India’s inflation hits 14-year high of 11.42 percent (Round-up)June 27th, 2008 - 9:32 pm ICT by IANS
New Delhi, June 27 (IANS) Squeezing household budgets even further, India’s annual rate of inflation shot up to a 14-year high of 11.42 percent for the week ended June 14, against 11.05 percent for the week before. The alarming data was released Friday against the backdrop of global crude oil prices topping the $140 a barrel mark and several Indian banks revising their interest rates upward to make loans for areas like housing and consumer goods costlier.
The government, however, expressed helplessness at bringing down the inflation rate at least for some time, while analysts expected some more deflationary measures from the central bank.
“Even if prices stabilise, inflation will stay in double-digits for some time. The government is constantly watching the situation,” said Shubhashis Gangopadhyay, advisor to Finance Minister P. Chidambaram.
“Do not harp on the double-digit inflation,” he told reporters at his North Block office in the finance ministry, soon after the commerce ministry released the data on wholesale price index.
The Associated Chambers of Commerce and Industry (Assocham) also agreed with the government’s assessment that double-digit inflation will stay for next several weeks, as higher prices of steel had added a new dimension to the price line.
“Finally, in next few weeks, the inflation would come down to nearly 7-8 percent as government has taken sufficient fiscal and monetary measures to contain the inflation,” chamber president Sajjan Jindal said in a statement.
But such assessments gave little respite to the average citizen.
“I don’t understand the jargon. But one thing is clear - my finances are in a mess,” said Madhu Sinha, a teacher. “All this debate on inflation, double-digit numbers, when it will come down is absolutely meaningless for me.”

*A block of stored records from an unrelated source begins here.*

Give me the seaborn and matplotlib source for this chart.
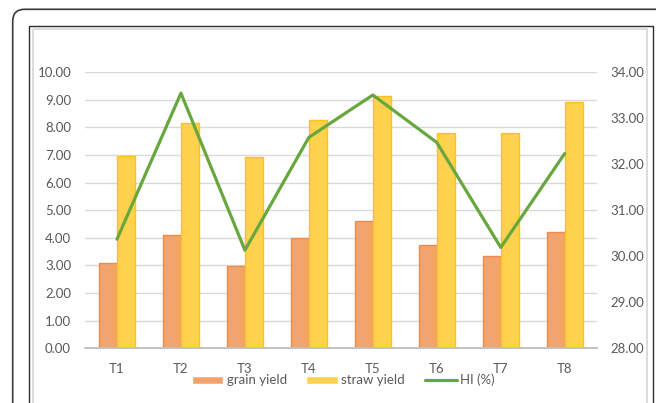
import numpy as np
import pandas as pd
import matplotlib.pyplot as plt
import seaborn as sns
from matplotlib.patches import FancyBboxPatch, Rectangle
from matplotlib.ticker import FormatStrFormatter

# ─── data ────────────────────────────────────────────────────────────────────
treatments  = ["T1", "T2", "T3", "T4", "T5", "T6", "T7", "T8"]
grain_yield = [3.07, 4.09, 2.99, 4.00, 4.59, 3.75, 3.33, 4.22]
straw_yield = [6.97, 8.15, 6.94, 8.26, 9.14, 7.79, 7.79, 8.93]
hi_pct      = [30.37, 33.54, 30.13, 32.58, 33.50, 32.47, 30.19, 32.23]
left_ticks  = [0, 1, 2, 3, 4, 5, 6, 7, 8, 9, 10]
right_ticks = [28, 29, 30, 31, 32, 33, 34]

df = pd.DataFrame({
    "Treatment": treatments * 2,
    "Yield": grain_yield + straw_yield,
    "Series": ["grain yield"] * len(treatments) + ["straw yield"] * len(treatments),
})

ORANGE, ORANGE_EDGE = "#F3A46E", "#EE8A4A"
GOLD, GOLD_EDGE     = "#FFD24E", "#FFC21A"
GREEN = "#67A73E"
TXT   = "#595959"
GRID  = "#D9D9D9"

sns.set_theme(style="white")
plt.rcParams["font.family"] = ["Lato", "DejaVu Sans"]

fig = plt.figure(figsize=(6.56, 4.03), dpi=100)

# ─── frame decoration (pixel coords) ─────────────────────────────────────────
bg = fig.add_axes([0, 0, 1, 1], zorder=-5)
bg.set_xlim(0, 656)
bg.set_ylim(403, 0)
bg.axis("off")
bg.add_patch(FancyBboxPatch((12.7, 9.3), 700, 450,
                            boxstyle="round,pad=0,rounding_size=12",
                            fill=False, ec="#3A3A3A", lw=1.2))
bg.add_patch(Rectangle((29, 26), 623.7, 450, fill=False, ec="#2E2E2E", lw=1.0))
bg.add_patch(Rectangle((33, 29), 613.7, 450, fill=False, ec="#D6D6D6", lw=1.2))

# ─── bars ────────────────────────────────────────────────────────────────────
ax = fig.add_axes([85 / 656, 1 - 348.3 / 403, (596.7 - 85) / 656, (348.3 - 72) / 403])
ax.patch.set_alpha(0)
sns.barplot(data=df, x="Treatment", y="Yield", hue="Series",
            palette={"grain yield": ORANGE, "straw yield": GOLD},
            width=0.56, saturation=1, linewidth=1, ax=ax)
for cont, ec in zip(ax.containers, [ORANGE_EDGE, GOLD_EDGE]):
    for bar in cont:
        bar.set_edgecolor(ec)

ax.set_ylim(0, 10)
ax.set_yticks(left_ticks)
ax.yaxis.set_major_formatter(FormatStrFormatter("%.2f"))
ax.yaxis.grid(True, color=GRID, lw=1)
ax.set_axisbelow(True)
ax.set_xlabel("")
ax.set_ylabel("")
for s in ["top", "left", "right"]:
    ax.spines[s].set_visible(False)
ax.spines["bottom"].set_color("#BFBFBF")
ax.spines["bottom"].set_linewidth(1.3)
ax.tick_params(axis="y", length=0, pad=10, labelsize=9.5, labelcolor=TXT)
ax.tick_params(axis="x", length=0, pad=10.5, labelsize=9.5, labelcolor=TXT)

# ─── HI line on secondary axis ───────────────────────────────────────────────
ax2 = ax.twinx()
sns.lineplot(x=np.arange(len(treatments)), y=hi_pct, color=GREEN, lw=2.3,
             label="HI (%)", ax=ax2)
ax2.set_ylim(28, 34)
ax2.set_yticks(right_ticks)
ax2.yaxis.set_major_formatter(FormatStrFormatter("%.2f"))
ax2.tick_params(axis="y", length=0, pad=10, labelsize=9.5, labelcolor=TXT)
ax2.grid(False)
for s in ax2.spines.values():
    s.set_visible(False)
ax.set_xlim(-0.5, len(treatments) - 0.5)

# ─── legend ──────────────────────────────────────────────────────────────────
h1, l1 = ax.get_legend_handles_labels()
h2, l2 = ax2.get_legend_handles_labels()
ax.get_legend().remove()
ax2.get_legend().remove()
fig.legend(h1 + h2, l1 + l2, loc="center", bbox_to_anchor=(343 / 656, 1 - 380 / 403),
           ncol=3, frameon=False, fontsize=9.5, labelcolor=TXT,
           handlelength=2.4, handleheight=0.55, handletextpad=0.25,
           columnspacing=1.5)

fig.savefig("out.png", dpi=100)
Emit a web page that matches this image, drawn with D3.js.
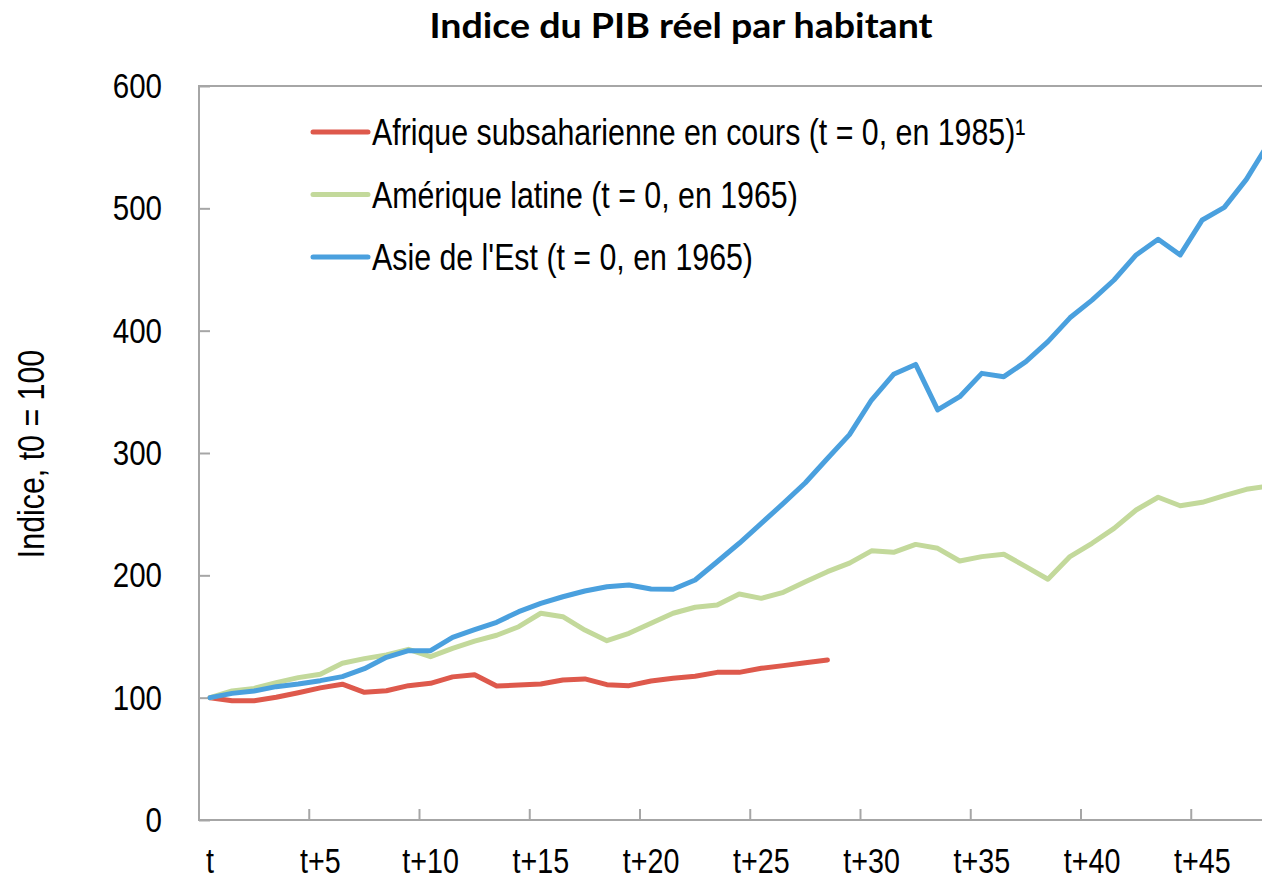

The latest wholesale price index data showed that the inflation rate rose during the week due to higher prices of primary articles, up by 0.2 percent, even as the non-food index fell 0.5 percent.
Alarmingly, the final data for the week ended April 19 suggested that the annual inflation was 8.23 percent against 7.57 percent reported earlier based on provisional data.
Prices of fuels also rose 0.1 percent due to higher prices of lubricants (19 percent), while that of rice and bran oil rose by 6 percent each.
India’s central bank had hiked its short-term lending rate by 50 basis points to 8.5 percent and the cash reserve ratio, or the minimum cash balance banks have to maintain, to 8.75 percent of their deposits from 8.25 percent.
Finance Minister P. Chidambaram has said the central bank’s steps were necessary to contain inflation.
“These steps are necessary in the face of rising inflation due to relentless increase in crude oil prices. These steps are expected to have a salutary effect,” he had said Wednesday.